Auch in fremder Obhut greift die Tierhalterhaftung
Befindet sich ein Hund in der Obhut des Tierarztes, erlischt damit nicht die Haftung des Hundehalters, wenn der Hund zubeißt. Das entschied das Oberlandesgericht Celle im Juni dieses Jahres.
Zu einer Klage kam es durch einen Tierarzt, der von einem Hund so heftig gebissen wurde, dass er seine berufliche Tätigkeit nicht mehr ausführen konnte. Der Tierarzt forderte von der Halterin des Hundes Schadensersatz und Schmerzensgeld in sechstelliger Höhe. Die Hundehalterin lehnte jegliche Verantwortung ab.
Hintergrund des Rechtsstreites: Der Hund der Beklagten befand sich wegen einer notwendigen Operation in der Tierklinik des Klägers. Nach dem Eingriff lag der Hund im Aufwachraum und biss in der Aufwachphase den Tierarzt so schwer in die Hand, dass dieser durch die Folgen der Verletzung keine chirurgischen Eingriffe mehr vornehmen kann. Die Hundehalterin vertrat die Ansicht, dass sie nicht für den Schaden aufkommen müsse, da sie überhaupt keine Möglichkeit gehabt hätte, auf den Hund Einfluss zu nehmen. Diese Möglichkeit der Einflussnahme hätte allein der Tierarzt gehabt und sich dem Risiko, gebissen zu werden, bewusst ausgesetzt.
Das Oberlandesgericht folgte der Argumentation der Hundehalterin nicht. Auch wenn ein Hund in die Obhut des Tierarztes gegeben wird, erlischt damit nicht die Haftung des Tierhalters. Diese besteht unabhängig von der Möglichkeit der Einflussnahme auf das Tier.

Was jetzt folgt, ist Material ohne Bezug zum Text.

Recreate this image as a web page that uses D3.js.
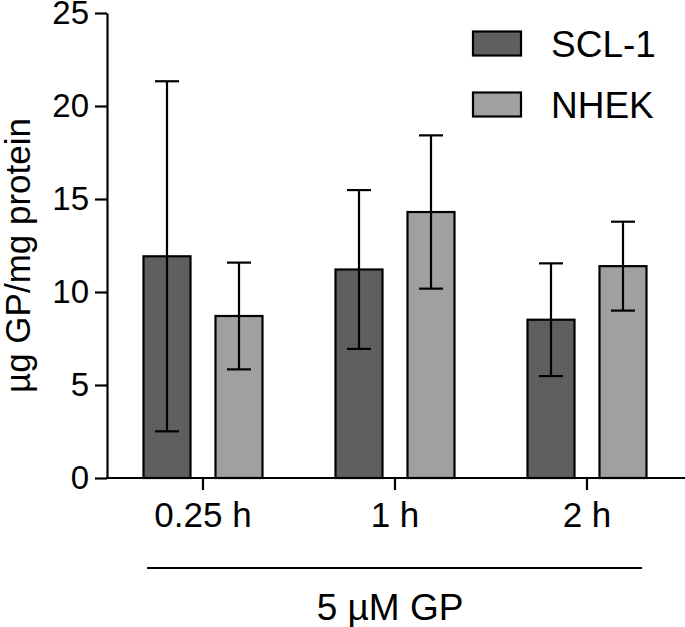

Allerdings bekam der Tierarzt seine Forderung nicht in der vollen Höhe zugesprochen. Grundsätzlich kann die Haftung beschränkt werden, wenn sich der Geschädigte durch sein eigenes Verhalten erst in Gefahr begeben hat. In dem konkreten Fall hätte der Tierarzt eine besondere Vorsicht walten lassen müssen. Aus fachlicher Sicht konnte ihm nicht fremd sein, dass Hunde mitunter aggressiv reagieren, wenn sie aus einer Narkose erwachen. Dementsprechend sprach das Gericht dem klagenden Tierarzt nur einen Teil der geltend gemachten Schadensersatzforderung zu.